Proteanna: Susan Heideman
New Bedford Whaling Museum
May 29 - November 2, 2026
Center Street Gallery
Artist Susan Heideman (b. 1950) has explored bio-morphic shapes of the ocean’s “in-between entities” for nearly twenty years in her Proteanna series and beyond. The real and imagined floating, aqueous shapes of her work evoke the forms of invertebrate creatures that often remind us of primordial beings living in the depths of the sea.

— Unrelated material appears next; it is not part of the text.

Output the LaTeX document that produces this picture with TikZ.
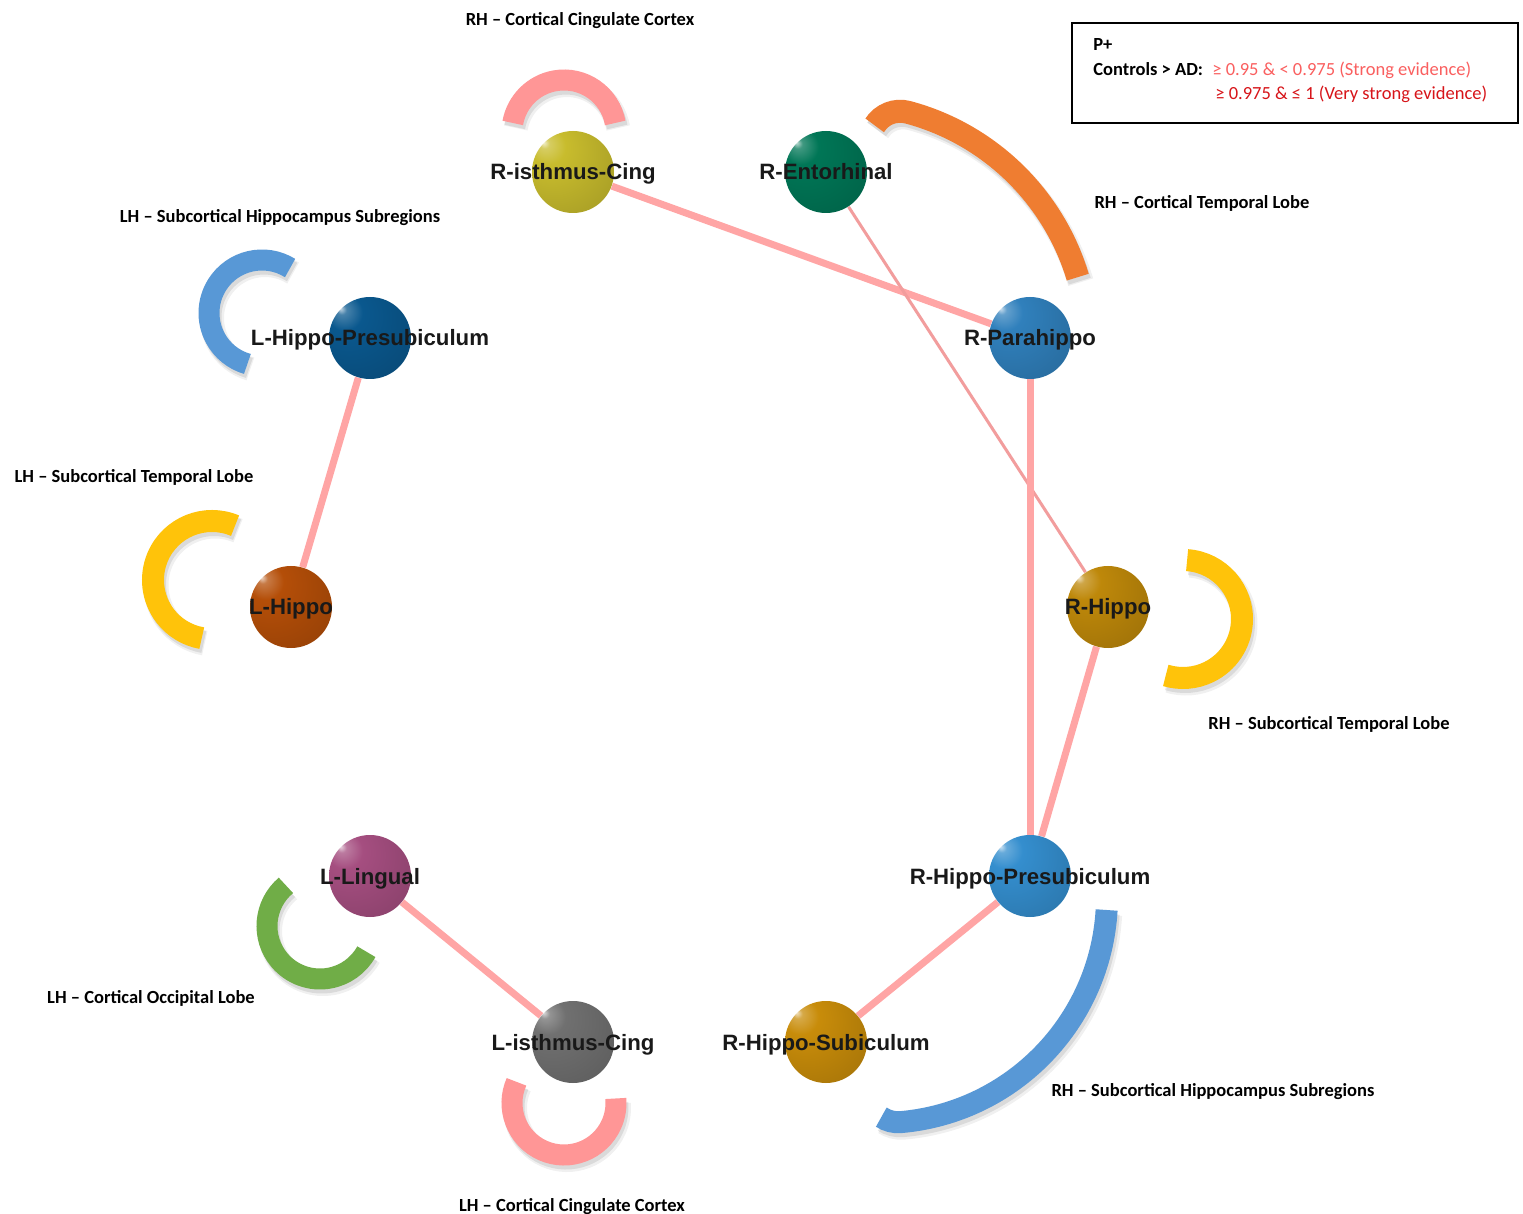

The colorful hand embroidered large scale works that define the Proteanna series are “hybrid” in nature and include a mix of older works combined with newer paintings and constructions. The texture and layering create an almost three-dimensional experience that transport the visitor into a wondrous underwater world of possibility.
Artist Statement:
In 2006 the Proteanna Series began with an experiment. For the first time, using black embroidery thread, I tried stitching imagery into an existing watercolor I’d always felt lacking. The piece seemed to come alive. Suddenly the idea of combining stitching, watercolor and other aqueous media on larger sheets of thick watercolor paper had become entrancing. I began tearing up random, ragged fragments of my old monotypes and stitching them onto the paper. I continued stitching, painting, and layering, attaching collaged pieces strictly through stitching. This was the beginning of the ongoing Proteanna Series. I coined the word “proteanna,” derived from the word “protean,” to suggest entities and their situations straddling and crossing taxonomies, mutating beyond classification. The process is as improvisatory as nature; forms develop, morph, and reconstitute. Fragments get sewn atop fragments, creating relief surfaces that stratify. Might my grafting and hybridizing processes be likened to nature’s own irrepressibly continuous transforming?
Bio:
Heideman is a Smith College Professor Emerita who taught painting and drawing within Smith’s Art Department for thirty-six years. During that time, she maintained her studio practice in Boston; she continues to work and live in Boston since retiring. She has works in the following permanent collections: Smith College Museum (several pieces);
Danforth Museum of Art at Framingham State University; Rose Art Museum of Brandeis University; Boston College’s McMullen Museum of Art; DeCordova Museum and Sculpture Park; Boston Public Library Collection of Prints and Drawings (multiple pieces); and The William and Uytendal Collection of Works by Women Artists at Bryn Mawr College. Her works are also represented in numerous corporate collections. She has shown up and down the East Coast and New York City in commercial galleries, non-profit galleries, and museums.